# Ruf für Ogri'la



## Dânîel-Nefarian-Horde (17. Juni 2007)

wie kann ich bei Ogri'la den ruf farmen sehe keine q dort


----------



## Gantwor (20. Juni 2007)

Die Questreihe startet in Shattrath auf der Terasse des Lichts - du sollst dort, ich glaube 20 Oger von der Hügelwand entfernen.
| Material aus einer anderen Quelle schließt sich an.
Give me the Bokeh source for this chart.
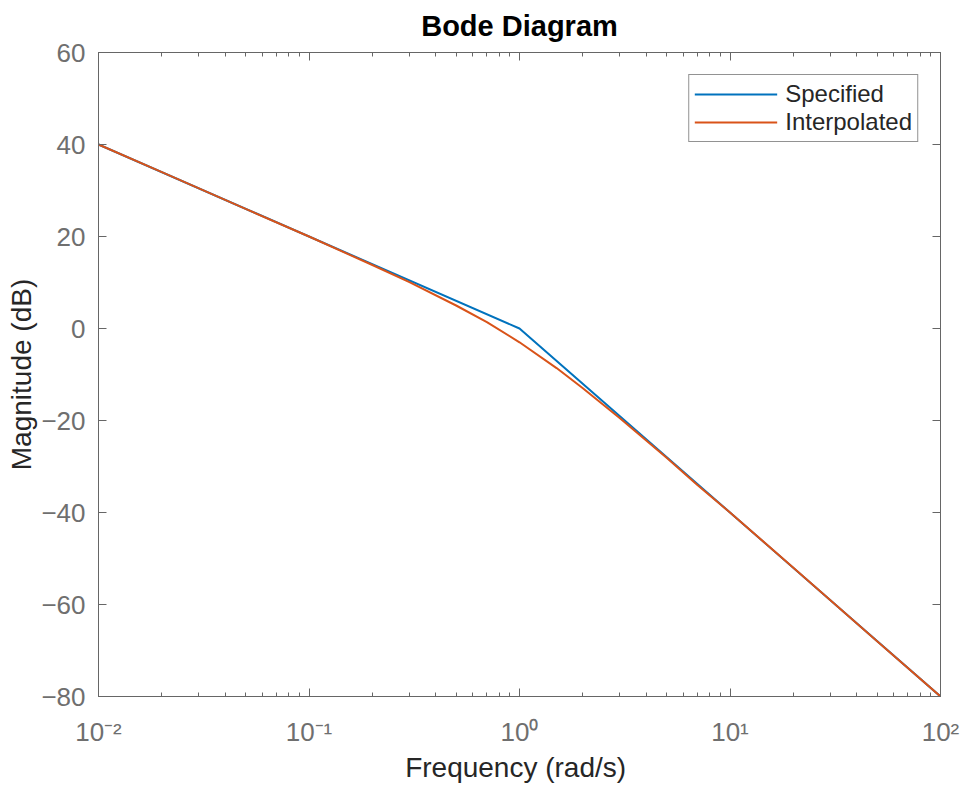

Nach Abschluss dieser Aufgabe erhälst du den Auftrag, im Schergrat drei Gruppenquests zu erfüllen, die dir dann den Zugang nach Ogri'la ebnen.
Ob weitere Voraussetzungen für diese Gruppenquests existieren, kann ich momentan leider nicht sagen - hatte alle sonstigen Quests schon abgeschlossen als Ogri'la geöffnet wurde.

Gruß,

Gantwor


Ist im Gildenforum natürlich völlig OT -> mal bitte verschieben :-)


----------



## Dânîel-Nefarian-Horde (20. Juni 2007)

so habe es hinbekommen^^ thx also beim zirkel des blutes alle q beim oger machen danach kann man zu den ogrila^^ 5 gruppe bei uns Deff wie ein Off krieger shadow und holy priest und nen dudu. also allgemein sind die q das sehr einfach auch zu 3 zu machen^^


----------